Conference Organizers

Dr Francesco Proto is an Architect, Theorist, Architecture Historian, Critical Theorist and Visual Culturist. He trained as an architect at Dominique Perrault Architecte in Paris and worked on projects such as the extension of the Naples Railway Station and Metro Exchange, the Marjinsky Theatre in St. Petersburg, Donau City (Vienna), and on bids such as the competition for the London Olympics 2012. Currently Francesco is a Senior Lecturer in Architecture at Oxford Brookes University. He was the first to translate Baudrillard’s work into the architectural world with his edited book Mass Identity Architecture: Architectural Writings of Jean Baudrillard (Wiley Classic, 2006). His forthcoming book Baudrillard for Architects explores more deeply Baudrillard’s legacy in Architecture, and especially the neglected concept of ‘ambience’. As a scholar of both Baudrillard and Jacques Lacan, Francesco also researches the original translation of Lacan’s ideas into Baudrillard’s oeuvre and the application of both into architectural theory and practice as cross-disciplinary areas of investigation incorporating art, music, politics and aesthetics.

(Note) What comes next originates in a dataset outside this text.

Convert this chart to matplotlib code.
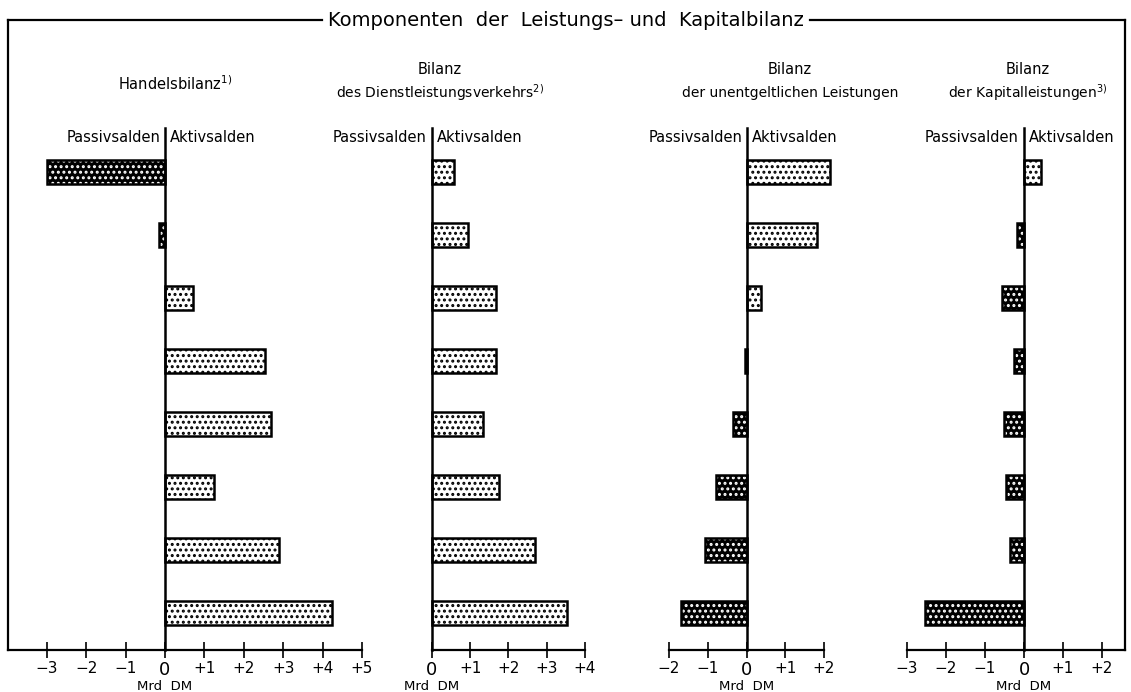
# Komponenten der Leistungs- und Kapitalbilanz: four horizontal bar panels
import matplotlib
matplotlib.use('Agg')
import matplotlib.pyplot as plt
from matplotlib.lines import Line2D
import numpy as np

W, H = 1131, 692

# values in Mrd DM, top row first
handel = [-3.0, -0.15, 0.7, 2.53, 2.68, 1.24, 2.89, 4.23]
dienst = [0.57, 0.94, 1.67, 1.67, 1.33, 1.75, 2.69, 3.52]
unentg = [2.15, 1.82, 0.38, -0.05, -0.36, -0.80, -1.08, -1.69]
kapital = [0.44, -0.18, -0.56, -0.26, -0.51, -0.46, -0.36, -2.54]

titles = [
    ['', 'Handelsbilanz$^{1)}$'],
    ['Bilanz', 'des Dienstleistungsverkehrs$^{2)}$'],
    ['Bilanz', 'der unentgeltlichen Leistungen'],
    ['Bilanz', 'der Kapitalleistungen$^{3)}$'],
]
ticks = [
    [-3, -2, -1, 0, 1, 2, 3, 4, 5],
    [0, 1, 2, 3, 4],
    [-2, -1, 0, 1, 2],
    [-3, -2, -1, 0, 1, 2],
]
series = [handel, dienst, unentg, kapital]

# panel geometry in pixels: axis left, zero, axis right, px per unit, title centre
panels = [(8, 165, 362, 39.4, 175), (432, 432, 585, 38.3, 440),
          (669, 747, 824, 39.0, 790), (907, 1024, 1125, 39.0, 1028)]

plt.rcParams['font.family'] = 'DejaVu Sans'
plt.rcParams['hatch.linewidth'] = 1.4

fig = plt.figure(figsize=(W / 100, H / 100), dpi=100)

top_px, bot_px = 128, 650
row_top, row_step = 172, 63.0
rows = np.arange(8)


def fig_line(xs, ys, **kw):
    fig.add_artist(Line2D(np.array(xs) / W, 1 - np.array(ys) / H,
                          transform=fig.transFigure, color='black', **kw))


for (left, zero, right, scale, cx), vals, tks, ttl in zip(panels, series, ticks, titles):
    ax = fig.add_axes([left / W, 1 - bot_px / H, (right - left) / W,
                       (bot_px - top_px) / H])
    ax.set_xlim((left - zero) / scale, (right - zero) / scale)
    ax.set_ylim(7 + (bot_px - 613) / row_step, -(row_top - top_px) / row_step)
    vals = np.array(vals)
    pos = np.where(vals > 0, vals, 0)
    neg = np.where(vals < 0, vals, 0)
    for b in ax.barh(rows, pos, height=0.39, color='white', edgecolor='black',
                     hatch='...', linewidth=0):
        b.set_clip_on(False)
    for b in ax.barh(rows, neg, height=0.39, color='black', edgecolor='white',
                     hatch='...', linewidth=0):
        b.set_clip_on(False)
    for b in ax.barh(rows, vals, height=0.39, fill=False, edgecolor='black',
                     linewidth=1.8):
        b.set_clip_on(False)
    ax.axvline(0, color='black', lw=1.8, clip_on=False)
    for s in ['top', 'left', 'right']:
        ax.spines[s].set_visible(False)
    ax.spines['bottom'].set_linewidth(1.6)
    ax.set_yticks([])
    ax.set_xticks(tks)
    ax.set_xticklabels(['0' if t == 0 else ('+%d' % t if t > 0 else '\u2212%d' % -t)
                        for t in tks])
    ax.tick_params(axis='x', direction='inout', length=12, width=1.2,
                   labelsize=11, pad=2)
    for lab, t in zip(ax.get_xticklabels(), tks):
        if t == 0:
            lab.set_fontsize(13)
    ax.set_facecolor('none')

    # Passivsalden | Aktivsalden
    fy = 1 - 137 / H
    fig.text((zero - 5) / W, fy, 'Passivsalden', ha='right', va='center', fontsize=10.5)
    fig.text((zero + 5) / W, fy, 'Aktivsalden', ha='left', va='center', fontsize=10.5)
    fig.text(zero / W, 1 - 686 / H, 'Mrd  DM', ha='center', va='center', fontsize=9.5)

    if ttl[0]:
        fig.text(cx / W, 1 - 70 / H, ttl[0], ha='center', va='center', fontsize=10.5)
        fig.text(cx / W, 1 - 93 / H, ttl[1], ha='center', va='center', fontsize=10)
    else:
        fig.text(cx / W, 1 - 84 / H, ttl[1], ha='center', va='center', fontsize=10.5)

# frame with title in the top border
fig_line([8, 322], [20, 20], lw=1.6)
fig_line([810, 1125], [20, 20], lw=1.6)
fig_line([8, 8], [20, 650], lw=1.6)
fig_line([1125, 1125], [20, 650], lw=1.6)
fig.text(566 / W, 1 - 20 / H, 'Komponenten  der  Leistungs\u2013 und  Kapitalbilanz',
         ha='center', va='center', fontsize=14)

fig.savefig('out.png', dpi=100)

Dr Richard G. Smith is Reader/Associate Professor in Human Geography at Swansea University, UK. He is the Editor of the International Journal of Baudrillard Studies, and has published many articles and several books on Baudrillard: Jean Baudrillard: Fatal Theories (2009), The Baudrillard Dictionary (2010), Jean Baudrillard: From Hyperreality to Disappearance, Uncollected Interviews (2015), Jean Baudrillard: the Disappearance of Culture, Uncollected Interviews (2017), and Jean Baudrillard: penser à voix haute, entretiens 1968–2008 (Presses Universitaires de France, 2019). He co-organized the first major international and interdisciplinary UK conference on Baudrillard in 2006, and was interviewed about Jean Baudrillard for a South Korean TV documentary. He is currently completing eight more books on Baudrillard, including: Jean Baudrillard: The Missing Pieces, Uncollected Writings and Photographs (Edinburgh University Press), Jean Baudrillard: Untranslated German Interviews (Seagull Books) [3 volumes], Jean Baudrillard: Untranslated French Interviews (Seagull Books) [3 volumes], and Collecting Baudrillard (Delere Press, Singapore). In Urban Studies he has pioneered new poststructuralist network and assemblage approaches and his research on world cities has been reported on extensively in the world’s print media, is among the most highly-cited and reprinted in the world, and has recently been translated into Chinese. His research on world cities has been so influential it even features in the AS/A Level Geography school syllabus. Current service to the wider discipline concerns his editing of a major textbook The Companion to Urban Studies (Routledge, 2019). In 2017 he was an invited TEDx speaker on ‘London After Brexit’ at the major annual TED event in London; earlier this year he was the sole invited keynote speaker at the 12th Luxury Real Estate Association Conference in London; his latest publication is 'Why Skyscrapers? Structures, Networks, Assemblages'.